Letter Sizes in Experiment 2

  > Procedure

The experiment consisted of one session containing all conditions, presented in random order. It took about two hours to complete.

  > Subjects

Six subjects, 24 to 39 years old, participated. Three had participated in Experiment 1. All had normal or corrected-to-normal visual acuity and stereoacuity. If they would normally wear corrective lenses, they wore them during the experiment. All but one were naïve to the experimental purpose.

  > Results

Figure 7 presents the effective resolutions for different conditions, averaged across subjects. The results were very consistent with those from Experiment 1. At 1.6 H and 3.2 H, temporal multiplexing provided significantly better resolution than either spatial-multiplexing method (p<0.01, paired t-test, two-tailed). At 6.4 H, resolution was not significantly different across the multiplexing methods. Resolution did not differ significantly between the two spatial multiplexing methods. As in Experiment 1, effective resolution improved with increasing viewing distance at the shorter distances, where effective resolution is display-limited. It did not change with distance at the longer distances, where resolution is eye-limited.

[FIG. 7.] Effective resolution for simulated temporal and spatial multiplexing. Effective resolution is plotted as a function of viewing distance in screen heights (H) for temporal multiplexing, spatial multiplexing with alternate-line allocation, and spatial multiplexing with both-line allocation. The data have been averaged across subjects. Asterisks indicate statistically significant differences (p<0.01, paired t-test, two-tailed).

IV. DISCUSSION

  > Summary of Results

It has been argued that spatial multiplexing as implemented in many stereoscopic displays delivers effectively full-resolution binocular images, even though only half of the pixels are presented to each eye at a given time [2, 3]. We found no evidence to support this argument.
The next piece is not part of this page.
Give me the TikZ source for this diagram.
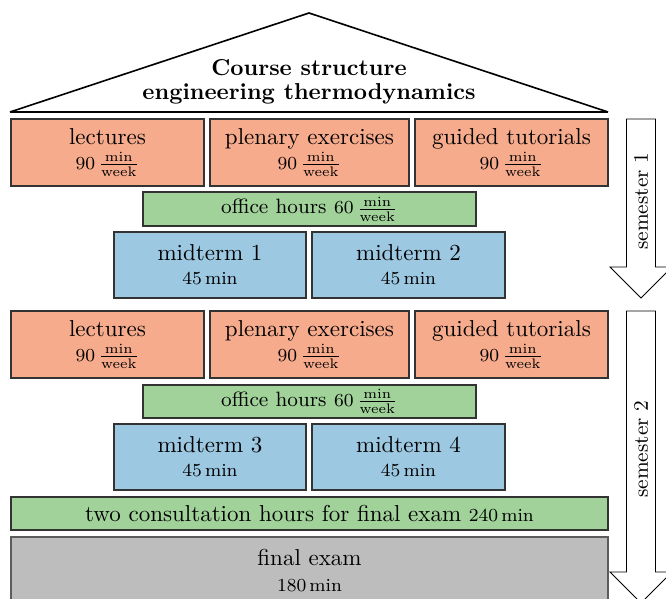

At viewing distances of 1.6 and 3.2 H, the effective resolution with spatial multiplexing was not as high as with temporal multiplexing. This was observed whether the spatial and temporal multiplexing displays were commercially available TVs, or were simulated on a CRT. We also found that effective resolution was the same for the two multiplexing techniques at longer distances. The results are consistent with the expectation that resolution at shorter viewing distances is limited by the display, and that resolution at longer distances is limited by the eye.

The fact that temporal multiplexing yielded greater resolution than spatial multiplexing at a distance of 3.2 H is significant, because this is the recommended viewing distance for HDTV [10]. However, many viewers tend to sit farther than the recommended distance, so they may experience less reduction in resolution with spatial multiplexing. Indeed, if they sit far enough, they will not experience a reduction at all.

Some previous studies had reported no loss in effective resolution for spatially interlaced TVs compared to temporally interlaced TVs, which is not the same as our finding. We think the most likely reason for the discrepancy is the visual stimuli that were used. Our experiment was designed to measure the threshold value for the two different stereoscopic presentation methods. Note that the subjects were able to score almost 100% when the letter size was larger than the thresholds for both presentation methods. It is possible that the previous studies had used stimuli that were easily recognizable on both presentation methods.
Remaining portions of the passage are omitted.